The boy thought that over and asked, “Daddy, have I ever seen a Christian?”

Many behavior problems in a home are prevented as parents model their Biblical teaching about relationships, priorities, and solid Christian living.

Love gives words of commendation. Often we find it so much easier to criticize and find fault. A helpful rule of thumb that I try to follow is this: Give ten commendations for every criticism. Words of appreciation help to make a child feel secure. When children feel secure, they are much more likely to behave properly. Words of affirmation also help a student feel motivated, want to please the teacher, and enjoy school—all factors that help to prevent discipline problems.

Reading the epistles of Paul, I see over and over how he commends those whom he is instructing. Take, for instance, his letter to the church at Corinth.
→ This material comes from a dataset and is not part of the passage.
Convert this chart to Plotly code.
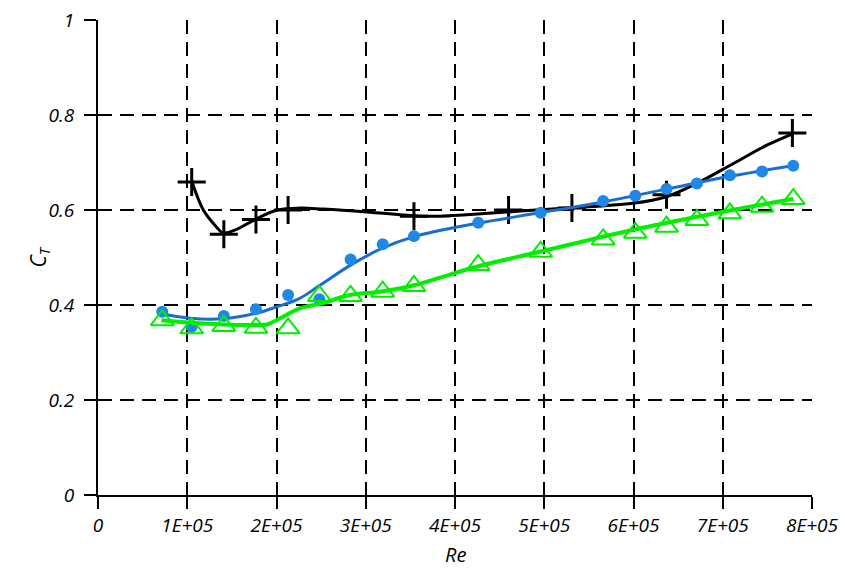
import plotly.graph_objects as go

# Measured thrust coefficient versus Reynolds number
re_black = [1.05e5, 1.41e5, 1.77e5, 2.13e5, 3.54e5, 4.60e5, 5.31e5, 6.37e5, 7.78e5]
ct_black = [0.659, 0.549, 0.580, 0.600, 0.587, 0.600, 0.604, 0.632, 0.762]

re_blue = [0.72e5, 1.05e5, 1.41e5, 1.77e5, 2.13e5, 2.48e5, 2.83e5, 3.19e5, 3.54e5,
           4.26e5, 4.96e5, 5.66e5, 6.02e5, 6.37e5, 6.71e5, 7.08e5, 7.44e5, 7.79e5]
ct_blue = [0.386, 0.354, 0.377, 0.391, 0.421, 0.412, 0.496, 0.528, 0.545,
           0.573, 0.594, 0.619, 0.630, 0.644, 0.656, 0.673, 0.681, 0.693]

re_green = [0.72e5, 1.05e5, 1.41e5, 1.77e5, 2.13e5, 2.48e5, 2.83e5, 3.19e5, 3.54e5,
            4.26e5, 4.96e5, 5.66e5, 6.02e5, 6.37e5, 6.71e5, 7.08e5, 7.44e5, 7.79e5]
ct_green = [0.368, 0.351, 0.356, 0.352, 0.351, 0.419, 0.419, 0.428, 0.440,
            0.484, 0.512, 0.538, 0.552, 0.565, 0.579, 0.593, 0.607, 0.623]

# Smoothed trend curves
re_black_fit = [1.05e5, 1.18e5, 1.31e5, 1.40e5, 1.54e5, 1.77e5, 2.01e5, 2.26e5, 2.52e5,
                3.01e5, 3.53e5, 3.83e5, 4.13e5, 4.99e5, 5.99e5, 6.37e5, 6.75e5, 7.12e5,
                7.50e5, 7.79e5]
ct_black_fit = [0.661, 0.600, 0.568, 0.552, 0.558, 0.581, 0.600, 0.604, 0.602,
                0.596, 0.588, 0.587, 0.590, 0.601, 0.614, 0.628, 0.660, 0.698,
                0.737, 0.761]

re_blue_fit = [0.68e5, 1.03e5, 1.40e5, 1.78e5, 2.00e5, 2.26e5, 2.49e5, 2.83e5, 3.18e5,
               3.54e5, 4.25e5, 4.95e5, 5.66e5, 6.37e5, 7.11e5, 7.79e5]
ct_blue_fit = [0.383, 0.372, 0.371, 0.383, 0.396, 0.414, 0.442, 0.484, 0.519,
               0.544, 0.572, 0.594, 0.617, 0.644, 0.672, 0.693]

re_green_fit = [0.71e5, 1.03e5, 1.40e5, 1.78e5, 1.89e5, 2.04e5, 2.26e5, 2.52e5, 2.82e5,
                3.16e5, 3.53e5, 4.25e5, 4.95e5, 5.99e5, 7.11e5, 7.79e5]
ct_green_fit = [0.368, 0.363, 0.359, 0.358, 0.359, 0.372, 0.393, 0.404, 0.421,
                0.428, 0.441, 0.481, 0.512, 0.558, 0.600, 0.623]

x_ticks = [0, 1e5, 2e5, 3e5, 4e5, 5e5, 6e5, 7e5, 8e5]
x_labels = ["0", "1E+05", "2E+05", "3E+05", "4E+05", "5E+05", "6E+05", "7E+05", "8E+05"]
y_ticks = [0, 0.2, 0.4, 0.6, 0.8, 1.0]
y_labels = ["0", "0.2", "0.4", "0.6", "0.8", "1"]

BLACK = "#000000"
BLUE_DOT = "#1f87e6"
BLUE_LINE = "#1a6dd0"
GREEN = "#00ee00"
FONT = "Open Sans"

fig = go.Figure()

fig.add_trace(go.Scatter(x=re_black_fit, y=ct_black_fit, mode="lines",
                         line=dict(color=BLACK, width=3, shape="spline", smoothing=1.0),
                         hoverinfo="skip"))
fig.add_trace(go.Scatter(x=re_black, y=ct_black, mode="markers",
                         marker=dict(symbol="cross-thin-open", size=20, color=BLACK,
                                     line=dict(color=BLACK, width=3))))

fig.add_trace(go.Scatter(x=re_blue_fit, y=ct_blue_fit, mode="lines",
                         line=dict(color=BLUE_LINE, width=3, shape="spline", smoothing=1.0),
                         hoverinfo="skip"))
fig.add_trace(go.Scatter(x=re_blue, y=ct_blue, mode="markers",
                         marker=dict(symbol="circle", size=12, color=BLUE_DOT,
                                     line=dict(width=0))))

fig.add_trace(go.Scatter(x=re_green_fit, y=ct_green_fit, mode="lines",
                         line=dict(color=GREEN, width=4, shape="spline", smoothing=1.0),
                         hoverinfo="skip"))
fig.add_trace(go.Scatter(x=re_green, y=ct_green, mode="markers",
                         marker=dict(symbol="triangle-up-open", size=20, color=GREEN,
                                     line=dict(color=GREEN, width=2))))

# Overlay axes supply the inner half of the crossing tick marks
fig.add_trace(go.Scatter(x=[None], y=[None], xaxis="x2", yaxis="y2",
                         mode="markers", hoverinfo="skip"))

common = dict(showline=True, linecolor=BLACK, linewidth=2, ticks="outside",
              ticklen=12, tickwidth=2, tickcolor=BLACK, zeroline=False,
              showgrid=True, gridcolor=BLACK, gridwidth=2, griddash="14px,8px",
              automargin=False,
              tickfont=dict(family=FONT, size=19, color=BLACK, style="italic"))

inner = dict(showticklabels=False, ticks="inside", ticklen=12, tickwidth=2,
             tickcolor=BLACK, showgrid=False, zeroline=False, showline=False,
             automargin=False)

fig.update_layout(
    width=845, height=569,
    margin=dict(l=98, r=33, t=20, b=74, autoexpand=False),
    paper_bgcolor="white", plot_bgcolor="white",
    showlegend=False,
    xaxis=dict(range=[0, 8e5], tickvals=x_ticks, ticktext=x_labels, **common),
    yaxis=dict(range=[0, 1], tickvals=y_ticks, ticktext=y_labels,
               ticklabelstandoff=6, **common),
    xaxis2=dict(range=[0, 8e5], overlaying="x", anchor="y2", side="bottom",
                tickvals=x_ticks, **inner),
    yaxis2=dict(range=[0, 1], overlaying="y", anchor="x2", side="left",
                tickvals=y_ticks, **inner),
    annotations=[
        dict(text="C<sub>T</sub>", xref="paper", yref="paper",
             x=0, y=0.5, xanchor="center", yanchor="middle",
             xshift=-60, textangle=-90, showarrow=False, borderpad=0,
             font=dict(family=FONT, size=21, color=BLACK, style="italic")),
        dict(text="Re", xref="paper", yref="paper",
             x=0.5, y=0, xanchor="center", yanchor="middle",
             yshift=-59, showarrow=False, borderpad=0,
             font=dict(family=FONT, size=20, color=BLACK, style="italic")),
    ],
)

fig.write_html("out.html")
Although he has many disciplinary matters to address, as he writes 1 Corinthians, note what he says first: “I thank my God always on your behalf, for the grace of God which is given you by Jesus Christ; that in every thing ye are enriched by him, in all utterance, and in all knowledge; even as the testimony of Christ was confirmed in you: so that ye come behind in no gift; waiting for the coming of our Lord Jesus Christ” (1 Corinthians 1:4-8).

Later, in his second letter to them, Paul communicates his appreciation for their response to his instructions.

Love gives verbal expression. Take a lesson from the heavenly Father who spoke at Jesus’ baptism: “Thou art my beloved Son, in whom I am well pleased.”

What’s the application to parents?

Personally express your love. God spoke to Jesus, “Thou art.” It’s fine to tell other folks that you love your child, but it is more important to tell the child himself. This may be done with your voice or your pen. Lately, I was in a home in the States where a daughter’s birthday cards were hung on a door. I noticed one from her dad, communicating his love and appreciation to her. Verbalizing your love gives a sense of recognition to your child.

Stress words like my. God said, “Thou art my beloved son.” This helps to give a sense of belonging and security.

Specifically and repeatedly tell your children that you love them. This meets a basic human need of affection. The Father called Jesus “my beloved son.” I recall when our first child was small, my wife often sat with our daughter on her lap saying, “I love you” and the little one happily responded, “I wuv you too.”

Ultimately, the love of a Christian parent points to Christ. Genuine conversion prevents numerous discipline problems. In fact, pointing a student to Christ is the best way, for then the student has an inner motivation and power to demonstrate Christ-like behavior.

Timothy benefited greatly from home instruction and it greatly impacted his behavior. Ponder the words of 2 Timothy 3:14, 15: “Continue thou in the things which thou hast learned and hast been assured of, knowing of whom thou hast learned them; and that from a child thou hast known the holy scriptures, which are able to make thee wise unto salvation through faith which is in Christ Jesus.”